Before we started to eat an old lady entered the room where we were sitting. She stretched her hand to me. She seemed she wanted to shake hands. I put my hand in her hand. She started to take my hand toward her mouth…. And then… I wanted to take my hands back but I thought it would be in appropriate… she kissed my hand… !!! God what to do. I thought for a long second then decided that I should kiss her hand… I took her hand to my lips and kissed them. You know what she did? She took my hand again and kissed it!!!! I took again her hand and kissed it. I am not sure now that we did that a third time but I am sure that the people around us were surprised by this strange greeting of our invention, me and the old lady whom I didn't see before. We were smiling wide to each other when she went inside the house. People decided not to comment on this perplexing incident while I was really feeling more relaxed and more secure. We ate that Bou Sa'adian dish with resonant gusto.

يا زينة كولي لباك
كولي لباك راه القلب رضاك
يا زينة كولي ليماك
كولي ليماك وراه الحب براك

Ya zina tell your dad
Tell your dad that the heart is willing for you
Ya zina tell your mom
Tell your mom that love had healed you

يا زينة ما نيش عليك
ما نيش عليك وراني عل روميات
يا زينة كوليلي واه
ولة لالا ولة تكطعيني لليآس

Ya zina I am not speaking on you
'bout you, I am about the western women
Ya zina tell me yes
Or no no or put an end to my hope

To Baghdad with her tears on my cheeks (April 2005)
I reached Alger. I went to tell my mom that I will go back. I could not bear the weight of her tears. I went out to central Alger. I bought 2 books of Rachid Bou Jidra. I walked in Didoush Murad street. I walked in Bab El Wad. I bought a ticket to Amman/Jordan from the Algerian Airway. I took a taxi late in the evening back home. I took my Amitriptyline and Bromazepam prescribed by that Algerian female psychiatrist two months ago.
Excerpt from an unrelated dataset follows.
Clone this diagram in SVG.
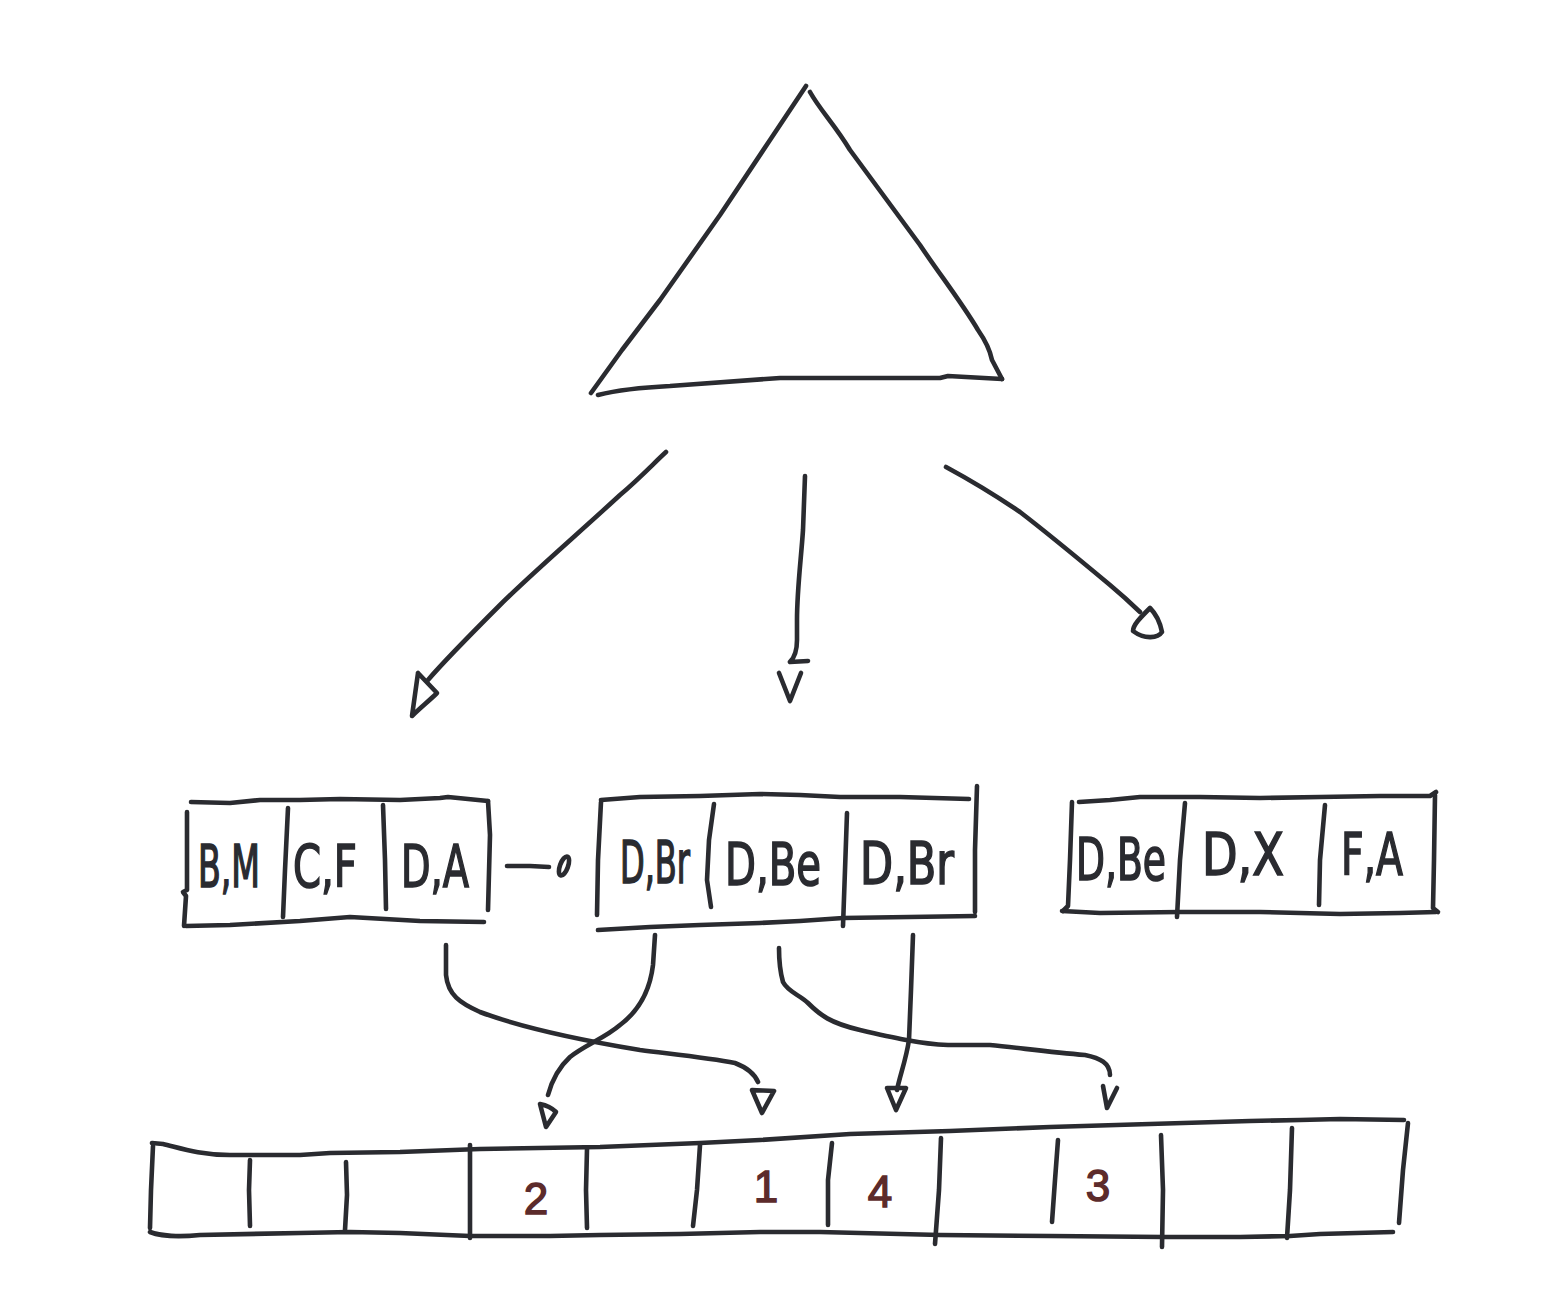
<svg xmlns="http://www.w3.org/2000/svg" width="1558" height="1310" viewBox="0 0 1558 1310">
  <style>
    .ink { fill: none; stroke: #2a2b30; stroke-width: 4.6; stroke-linecap: round; stroke-linejoin: round; }
    .lbl { font-family: "Liberation Sans Narrow", "DejaVu Sans Condensed", "Liberation Sans", sans-serif; font-size: 58px; fill: #2a2b30; stroke: #2a2b30; stroke-width: 1.6; text-anchor: middle; }
    .num { font-family: "Liberation Sans", sans-serif; font-size: 44px; fill: #5c2b2b; stroke: #5c2b2b; stroke-width: 1.4; text-anchor: middle; }
  </style>

  <!-- root of the tree -->
  <g id="root">
    <path class="ink" d="M806 86 L770 140 L720 215 L660 300 L622 350 L591 393"/>
    <path class="ink" d="M810 92 C820 110 835 125 850 150 L920 245 C940 275 960 300 978 330 C985 340 990 350 992 360 L1002 379"/>
    <path class="ink" d="M598 395 C610 392 630 388 670 386 L780 378 L940 378 L948 376 L1002 379"/>
  </g>

  <!-- leaf B,M | C,F | D,A -->
  <g id="leaf-1">
    <path class="ink" d="M191 802 L230 803 L260 800 L300 800 L340 799 L400 800 L440 798 L448 797 L488 801"/>
    <path class="ink" d="M488 801 L490 835 L488 910"/>
    <path class="ink" d="M187 812 L187 890 L183 892 L186 896 L184 926"/>
    <path class="ink" d="M186 926 L230 925 L300 921 L350 917 L420 921 L484 922"/>
    <path class="ink" d="M288 808 L285 870 L283 917"/>
    <path class="ink" d="M383 805 L385 860 L386 909"/>
    <text class="lbl" x="229" y="887" textLength="62" lengthAdjust="spacingAndGlyphs">B,M</text>
    <text class="lbl" x="325" y="887" textLength="64" lengthAdjust="spacingAndGlyphs">C,F</text>
    <text class="lbl" x="435" y="887" textLength="68" lengthAdjust="spacingAndGlyphs">D,A</text>
  </g>

  <!-- leaf D,Br | D,Be | D,Br -->
  <g id="leaf-2">
    <path class="ink" d="M601 800 L640 797 L700 796 L760 794 L800 795 L840 797 L900 797 L969 799"/>
    <path class="ink" d="M601 802 L598 860 L597 915"/>
    <path class="ink" d="M977 786 L975 850 L975 912"/>
    <path class="ink" d="M598 930 L650 927 L700 925 L760 923 L800 921 L843 918 L975 916"/>
    <path class="ink" d="M714 804 L709 840 L707 880 L711 907"/>
    <path class="ink" d="M847 813 L845 870 L843 926"/>
    <text class="lbl" x="655" y="883" textLength="70" lengthAdjust="spacingAndGlyphs">D,Br</text>
    <text class="lbl" x="773" y="885" textLength="96" lengthAdjust="spacingAndGlyphs">D,Be</text>
    <text class="lbl" x="907" y="884" textLength="94" lengthAdjust="spacingAndGlyphs">D,Br</text>
  </g>

  <!-- leaf D,Be | D,X | F,A -->
  <g id="leaf-3">
    <path class="ink" d="M1079 802 L1110 800 L1140 797 L1200 797 L1260 798 L1320 797 L1380 796 L1430 796 L1436 792"/>
    <path class="ink" d="M1072 802 L1070 860 L1068 906 L1063 911"/>
    <path class="ink" d="M1435 795 L1434 860 L1433 908 L1438 912"/>
    <path class="ink" d="M1062 911 L1100 913 L1180 912 L1260 912 L1340 914 L1400 913 L1436 912"/>
    <path class="ink" d="M1185 803 L1180 860 L1177 917"/>
    <path class="ink" d="M1325 805 L1320 860 L1319 905"/>
    <text class="lbl" x="1121" y="880" textLength="90" lengthAdjust="spacingAndGlyphs">D,Be</text>
    <text class="lbl" x="1243" y="875" textLength="82" lengthAdjust="spacingAndGlyphs">D,X</text>
    <text class="lbl" x="1372" y="875" textLength="62" lengthAdjust="spacingAndGlyphs">F,A</text>
  </g>

  <!-- value array -->
  <g id="array">
    <path class="ink" d="M152 1143 L163 1144 C180 1148 200 1155 230 1155 L300 1155 L330 1153 L400 1152 L480 1149 L600 1147 L700 1143 L760 1140 L850 1134 L950 1131 L1050 1127 L1150 1124 L1250 1121 L1300 1120 L1340 1119 L1404 1120"/>
    <path class="ink" d="M150 1232 C160 1236 180 1237 200 1235 L300 1233 L350 1232 L400 1233 L470 1236 L550 1236 L600 1235 L680 1234 L760 1232 L820 1232 L940 1235 L1050 1236 L1164 1237 L1240 1237 L1290 1236 L1320 1234 L1393 1232"/>
    <path class="ink" d="M153 1146 L151 1190 L150 1228"/>
    <path class="ink" d="M1408 1123 L1403 1170 L1399 1223"/>
    <path class="ink" d="M250 1160 L249 1190 L250 1226"/>
    <path class="ink" d="M346 1162 L347 1195 L345 1230"/>
    <path class="ink" d="M470 1145 L470 1190 L470 1238"/>
    <path class="ink" d="M587 1149 L586 1190 L587 1228"/>
    <path class="ink" d="M700 1145 L697 1190 L693 1226"/>
    <path class="ink" d="M832 1143 L828 1180 L828 1225"/>
    <path class="ink" d="M941 1138 L939 1190 L935 1244"/>
    <path class="ink" d="M1058 1140 L1055 1180 L1052 1222"/>
    <path class="ink" d="M1161 1135 L1163 1190 L1162 1247"/>
    <path class="ink" d="M1292 1128 L1290 1190 L1287 1238"/>
    <text class="num" x="536" y="1214">2</text>
    <text class="num" x="766" y="1202">1</text>
    <text class="num" x="880" y="1207">4</text>
    <text class="num" x="1098" y="1201">3</text>
  </g>

  <!-- connectors: tree to leaves, sibling link, leaves to array -->
  <g id="connectors">
    <!-- root to leaf-1 -->
    <path class="ink" d="M666 452 C655 462 640 478 620 495 C580 532 530 575 500 605 C470 635 445 660 428 680"/>
    <path class="ink" d="M418 673 L412 716 C420 708 430 700 437 693 L418 673"/>
    <!-- root to leaf-2 -->
    <path class="ink" d="M805 476 L803 530 C801 560 797 590 797 620 L797 640 C797 650 794 658 790 662 L808 661"/>
    <path class="ink" d="M779 673 L790 701 L801 673"/>
    <!-- root to leaf-3 -->
    <path class="ink" d="M946 467 C970 480 995 495 1020 512 C1050 535 1080 560 1110 585 L1125 598 L1140 612"/>
    <path class="ink" d="M1150 608 C1140 618 1133 625 1133 631 C1145 640 1158 638 1162 632 C1160 622 1155 613 1150 608 Z"/>
    <!-- sibling link leaf-1 to leaf-2 -->
    <path class="ink" d="M507 866 L530 866 L549 867"/>
    <ellipse class="ink" cx="564" cy="866" rx="4" ry="10" transform="rotate(20 564 866)"/>
    <!-- D,A to slot 1 -->
    <path class="ink" d="M446 945 L446 975 C448 995 460 1003 480 1012 C520 1027 580 1040 640 1050 C680 1055 710 1058 735 1063 C748 1068 755 1075 758 1082"/>
    <path class="ink" d="M752 1090 L762 1113 L774 1091 C766 1090 760 1091 752 1090 Z"/>
    <!-- D,Br to slot 2 -->
    <path class="ink" d="M655 935 L653 965 C650 990 640 1010 620 1025 C605 1038 585 1045 570 1057 C558 1068 552 1080 548 1095"/>
    <path class="ink" d="M540 1104 L546 1127 L556 1112 C552 1108 545 1105 540 1104"/>
    <!-- D,Be to slot 3 -->
    <path class="ink" d="M779 948 C779 960 781 975 783 982 C788 992 800 995 808 1003 C820 1015 830 1023 860 1030 C890 1037 920 1044 948 1045 L990 1045 C1020 1048 1050 1052 1085 1055 C1100 1058 1110 1063 1110 1075"/>
    <path class="ink" d="M1103 1086 L1107 1108 L1117 1088"/>
    <!-- D,Br to slot 4 -->
    <path class="ink" d="M913 935 L911 990 L909 1040 C906 1060 900 1075 897 1090"/>
    <path class="ink" d="M887 1088 L896 1110 L906 1088 Z"/>
  </g>
</svg>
I slept like statues do. I woke up. I went to kiss her goodbye. She was in her bed, under her blanket silently crying. While her tears were on my cheeks I went back to Iraq.


كي راني ولة مهموم
في هذي كحلة لعيون
نجمة النجوم
كي راني لة مغروم
يا زينة

I am concerned
In this black eyed woman
Star of the stars
I am in love
Ya zina

3 comments:

Santa Rosa New School Aikido said...

This is another wonderful post, Sami. First and foremost, though, MANY congratulations on completing your thesis!!!

Anonymous said...

Thank you Laura, I have dedicated the thesis to "my family and all my friends and colleagues who supported me". And that offcourse includes you Laura. Your encouragement has always pushed me forward to be more positive and work hard.

Thank you my friend.

Santa Rosa New School Aikido said...

It's a pleasure to hold your hat and cheer you on!